This MP's expenses fiddle thing should make us think about the nature of income tax.
It is a fact that no MP or other state employee or Quangocrat pays any income tax at all. The income tax notionally deducted from their pay is in reality simply a rebate to the rest of us, the non-state employed wealth creation sector.
An excellent double bubble benefit could be achieved from the fall out of the MP's tax fiddles by recognising that they and there cohorts don't pay tax anyway and making paying all state employees on an income tax free basis. This would achieve two things. It would keep Joe public always and forever right on the case of public spending as it would reveal the true price, and two it would ensure that such public spending was reduced year on year as every party would only get elected on the promise to do that.
I appreciate that this ignores the ludicrously expensive pensions promise enjoyed by all state employees, but such state employees pay reform would go hand in hand with reform of state employees pensions. It is a given that the defined benefit schemes would all be replaced by defined contribution (money purchase) schemes and that pensions tax relief would be abolished.
3 comments:
Lola, good plan, but under my cunning 'flat tax system', all employees could/would be paid a gross-for-net figure (it's a maths thing - the corporation tax relief nets off exactly with the PAYE due, so provided the employer pays a flat tax on net profits plus wages) the correct amount of tax ends up being paid.
MW - How does your 'cunning plan' work for state employers then? It's still wealth creators money, not state money.
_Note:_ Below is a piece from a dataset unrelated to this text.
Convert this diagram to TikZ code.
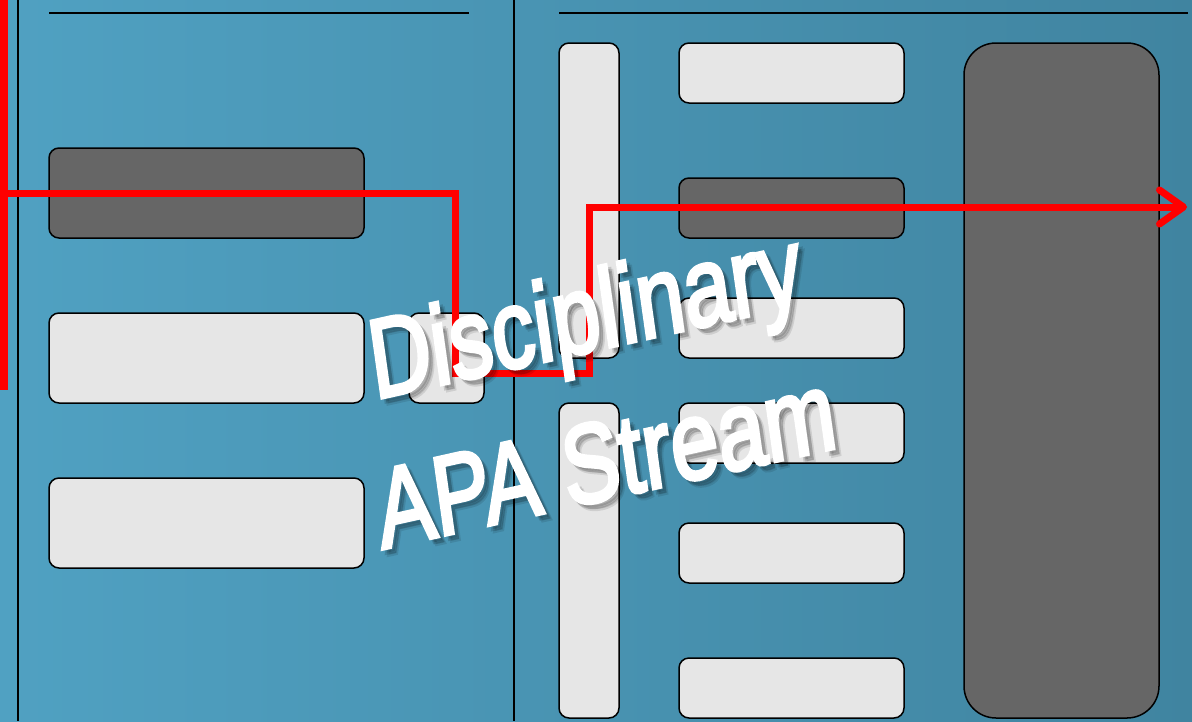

I just cannot see why state employees and employers pay any tax including VAT at all. It's just a mad money go round.
Thinking about it they could pay LVT within in rents to landowners. I crrtainly don't think the 'state' should own any land at all.
I'm not so sure... The one definite advantage of making them pay tax and NI is that they'll see the magnitude of their depredations reflected in the pre- and post-tax figures in their payslips.